Promove-se o confronto
de ideias; instaura-se o pleno debate.
Portanto, o nome da/o
Procuradora/r-Geral da República não é mais pinçado pelo reduzido círculo do
gabinete palaciano. O Presidente da República está adstrito à escolha de um,
dentre os três nomes que lhe são apresentados pelos membros do Ministério
Público federal.
O fato da elaboração da
lista tríplice ser cometida aos membros do Ministério Público federal não trai
qualquer exclusivismo.
Percorre-se linha de
pertinência temática.
Com efeito, o
Ministério Público da União contempla o Ministério Público federal, no âmbito
de suas atribuições funcionais, em espaço de não especificidade.
Os demais ramos são
reconhecidos por especificidade própria e restrita.
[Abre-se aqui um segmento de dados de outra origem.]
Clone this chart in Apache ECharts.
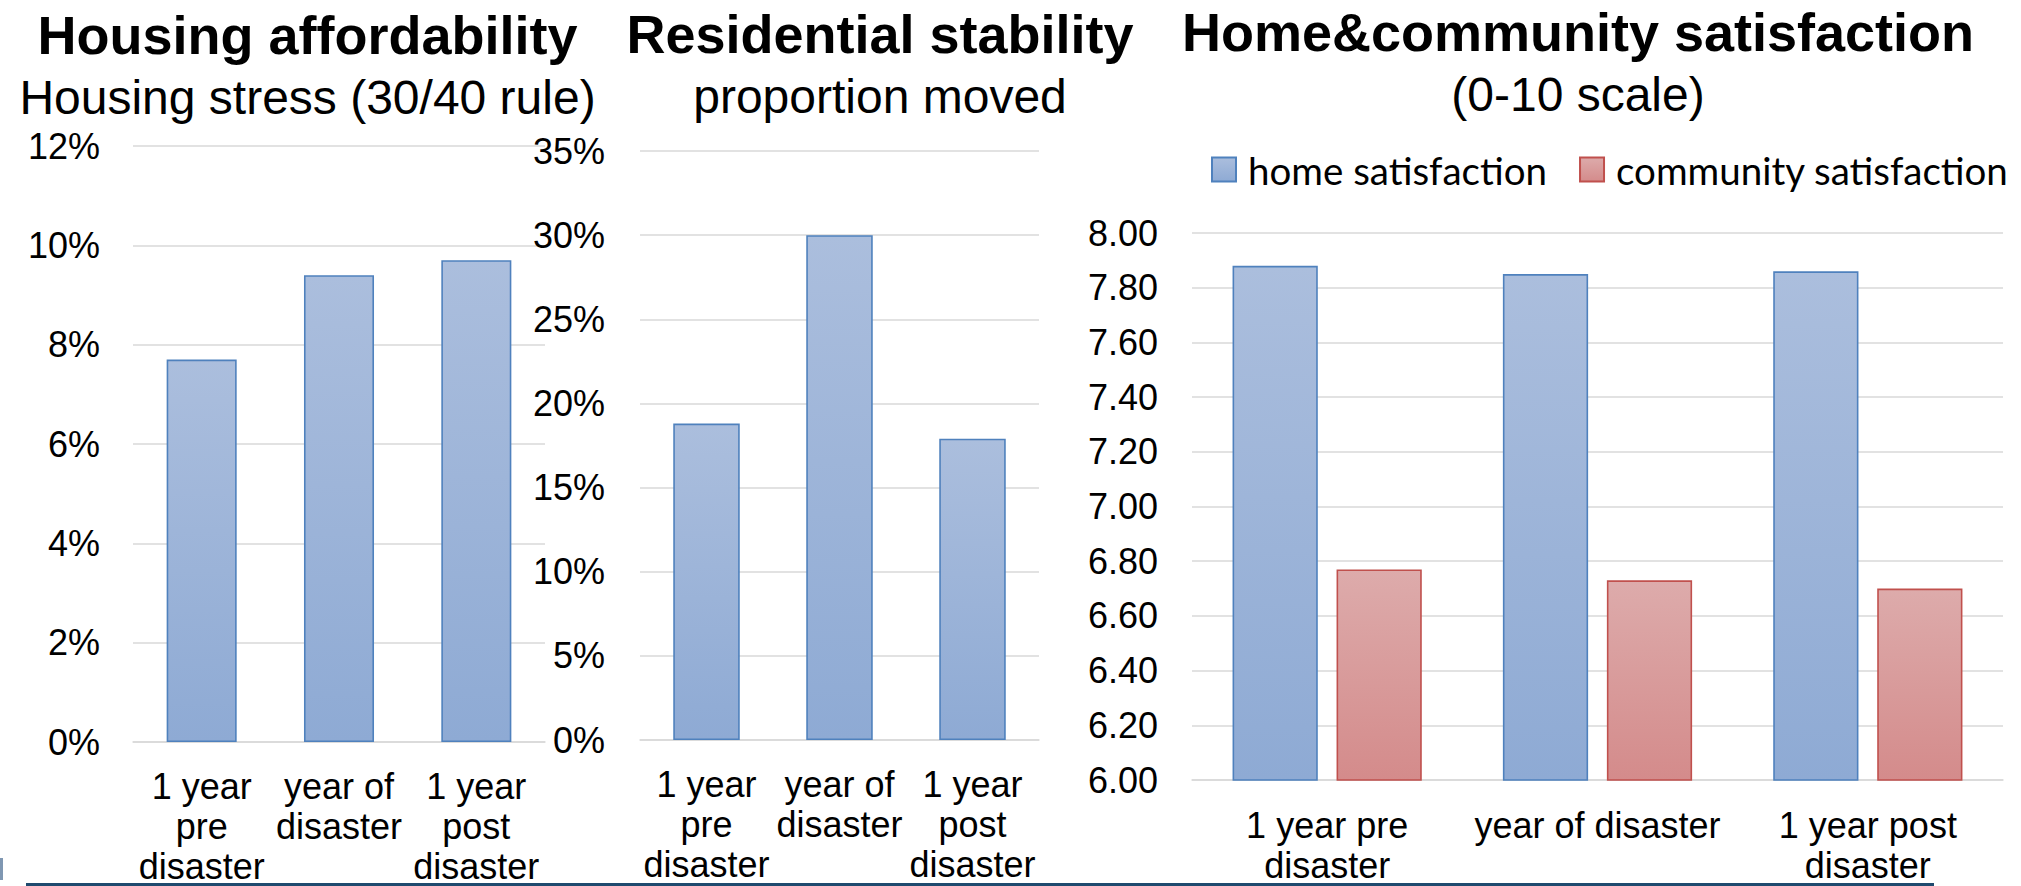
<!DOCTYPE html>
<html>
<head>
<meta charset="utf-8">
<script src="https://cdn.jsdelivr.net/npm/echarts@6/dist/echarts.min.js"></script>
<style>
  html, body { margin: 0; padding: 0; background: #fff; }
  #chart { width: 2021px; height: 886px; }
</style>
</head>
<body>
<div id="chart"></div>
<script>
// Periods on the category axes (narrow panels wrap more)
const periodsStacked = ['1 year\npre\ndisaster', 'year of\ndisaster', '1 year\npost\ndisaster'];
const periodsWide = ['1 year pre\ndisaster', 'year of disaster', '1 year post\ndisaster'];

// Share of households in housing stress (30/40 rule), %
const housingStress = [7.7, 9.4, 9.7];
// Share of households that moved, %
const proportionMoved = [18.8, 30.0, 17.9];
// Mean satisfaction, 0-10 scale
const homeSatisfaction = [7.88, 7.85, 7.86];
const communitySatisfaction = [6.77, 6.73, 6.70];

const seriesNames = ['home satisfaction', 'community satisfaction'];
const panelTitles = ['Housing affordability', 'Residential stability', 'Home&community satisfaction'];
const panelSubtitles = ['Housing stress (30/40 rule)', 'proportion moved', '(0-10 scale)'];

const FONT = '"Liberation Sans", Arial, Helvetica, sans-serif';
const LEGEND_FONT = 'Lato, "Open Sans", sans-serif';
const GRID_GREY = '#d9d9d9';

function vGrad(top, bottom) {
  return new echarts.graphic.LinearGradient(0, 0, 0, 1, [
    { offset: 0, color: top },
    { offset: 1, color: bottom }
  ]);
}
const blueStyle = { color: vGrad('#abbedd', '#8eaad4'), borderColor: '#4f81bd', borderWidth: 1.6 };
const redStyle = { color: vGrad('#ddabab', '#d48b8b'), borderColor: '#c0504d', borderWidth: 1.6 };

// Panel headings: bold title above a regular-weight subtitle
const centers = [307.5, 880, 1578];
const titleTops = [8, 7, 5];
const subTops = [73, 72, 70];
const titles = [];
panelTitles.forEach((t, i) => {
  titles.push({
    text: t, left: centers[i], top: titleTops[i], textAlign: 'center', padding: 0,
    textStyle: { fontFamily: FONT, fontSize: 54, fontWeight: 'bold', color: '#000' }
  });
  titles.push({
    text: panelSubtitles[i], left: centers[i], top: subTops[i], textAlign: 'center', padding: 0,
    textStyle: { fontFamily: FONT, fontSize: 48, fontWeight: 'normal', color: '#000' }
  });
});

function catAxis(gridIndex, data, margin) {
  return {
    type: 'category', gridIndex, data,
    axisTick: { show: false },
    axisLine: { lineStyle: { color: GRID_GREY, width: 1.5 } },
    axisLabel: {
      interval: 0, margin, fontFamily: FONT, fontSize: 36, lineHeight: 40, color: '#000'
    }
  };
}
function valAxis(gridIndex, min, max, interval, formatter, margin) {
  return {
    type: 'value', gridIndex, min, max, interval,
    axisLine: { show: false },
    axisTick: { show: false },
    splitLine: { lineStyle: { color: GRID_GREY, width: 1.5 } },
    axisLabel: { formatter, margin, fontFamily: FONT, fontSize: 36, color: '#000' }
  };
}

const option = {
  animation: false,
  backgroundColor: '#fff',
  title: titles,
  legend: {
    data: seriesNames,
    orient: 'horizontal',
    left: 1211, top: 150, width: 1200, padding: 0,
    icon: 'rect', itemWidth: 24, itemHeight: 24, itemGap: 32,
    textStyle: { fontFamily: LEGEND_FONT, fontSize: 38.5, lineHeight: 24, color: '#000', padding: [0, 0, 0, 7] }
  },
  grid: [
    { left: 133, top: 146, width: 412, height: 598 },
    { left: 640, top: 151, width: 399, height: 589 },
    { left: 1192, top: 233, width: 811, height: 547 }
  ],
  xAxis: [
    catAxis(0, periodsStacked, 24),
    catAxis(1, periodsStacked, 24),
    catAxis(2, periodsWide, 25)
  ],
  yAxis: [
    valAxis(0, 0, 12, 2, '{value}%', 33),
    valAxis(1, 0, 35, 5, '{value}%', 35),
    valAxis(2, 6, 8, 0.2, v => v.toFixed(2), 34)
  ],
  series: [
    { name: 'housing stress', type: 'bar', xAxisIndex: 0, yAxisIndex: 0, data: housingStress,
      barCategoryGap: '49%', itemStyle: blueStyle },
    { name: 'proportion moved', type: 'bar', xAxisIndex: 1, yAxisIndex: 1, data: proportionMoved,
      barCategoryGap: '50%', itemStyle: blueStyle },
    { name: seriesNames[0], type: 'bar', xAxisIndex: 2, yAxisIndex: 2, data: homeSatisfaction,
      barCategoryGap: '30%', barGap: '22%', itemStyle: blueStyle },
    { name: seriesNames[1], type: 'bar', xAxisIndex: 2, yAxisIndex: 2, data: communitySatisfaction,
      barCategoryGap: '30%', barGap: '22%', itemStyle: redStyle }
  ],
  graphic: [
    // slide footer rule
    { type: 'line', shape: { x1: 26, y1: 884.5, x2: 1934, y2: 884.5 },
      style: { stroke: '#1f4a6e', lineWidth: 3 }, silent: true },
    { type: 'rect', shape: { x: 0, y: 858, width: 3, height: 22 },
      style: { fill: '#7f97b2' }, silent: true }
  ]
};

const chart = echarts.init(document.getElementById('chart'), null, { renderer: 'svg' });
chart.setOption(option);
</script>
</body>
</html>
Assim, o Ministério Público
do trabalho afeto está às questões de natureza trabalhista; o Ministério
Público militar às controvérsias de índole castrense e o Ministério Púbico do
Distrito Federal tem o âmbito de sua atuação circunscrito aos assuntos
atinentes ao Distrito Federal.
A vedação, tanto à
recondução, quanto ao impedimento de exercer outro cargo público, durante ou
após o exercício do mandato trienal, é vital para a independência funcional.
Por esse modo,
evita-se, certamente, o barganhar no desempenho desse cargo de tão elevada
responsabilidade social.
Nos dias de hoje, é
deplorável a conduta funcional do Procurador-Geral da República, Augusto Aras,
notoriamente marcado por quadro, ampla e fundamentadamente divulgado, nos mais
variados segmentos do convívio social, notadamente no âmbito da imprensa
escrita e falada, de completa omissão, quando não de retardo, no desempenhar
suas atribuições constitucionais, mormente quando em jogo está a pessoa do
presidente da República na condução dos assuntos públicos, que lhe digam
respeito.
É tempo propício à
correção dessa situação.
Porque se proceda à
imediata modificação do texto constitucional, que trata da escolha do
Procurador-Geral da República, nos termos aqui propostos, e justificados.